Proof of Birth

Registering a birth remains a beautiful and almost solemn moment. As a new grandmother I heard about this for the second time in four months. Something struck me about that. The official did not check whether the declaration was correct, but took the fathers at their word. In neither of these instances was the father asked for proof of birth, like a statement from mother, obstetrician or doctor. That’s strange. There are many rules concerning the Civil Registry.

For example, it is often almost impossible to to implement changes. For example: the change of first names and surnames: so easy to do in a country like the United Kingdom, but hard to do here. The registers are used in the execution of government tasks. So it is important that it is correct.

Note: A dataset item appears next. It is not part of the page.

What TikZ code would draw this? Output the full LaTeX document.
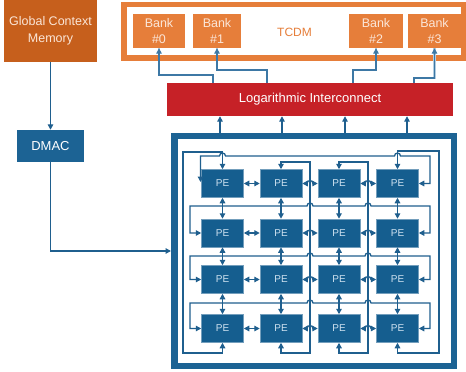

But when registering the birth, there is clearly no watertight system for that. Ten years ago I first experienced this, what far-reaching consequences. It happened to a client of mine, recently widowed. The notary who assisted him with the settlement of the estate of his deceased wife reported – to his astonishment – that according to the records of the Civil Registry, his wife had had another child during their marriage, apart from the three children they had raised.

A child that no one knew about. So that child also was an heir apparent. It was – fortunately – not true. What had happened? Well, his wife lived in Groningen for her work. A man with whom she had a simmering quarrel for years, had then registered the birth of a child. Apparently to bother her. A deceptive action, which may still be possible, as my recent experience teaches.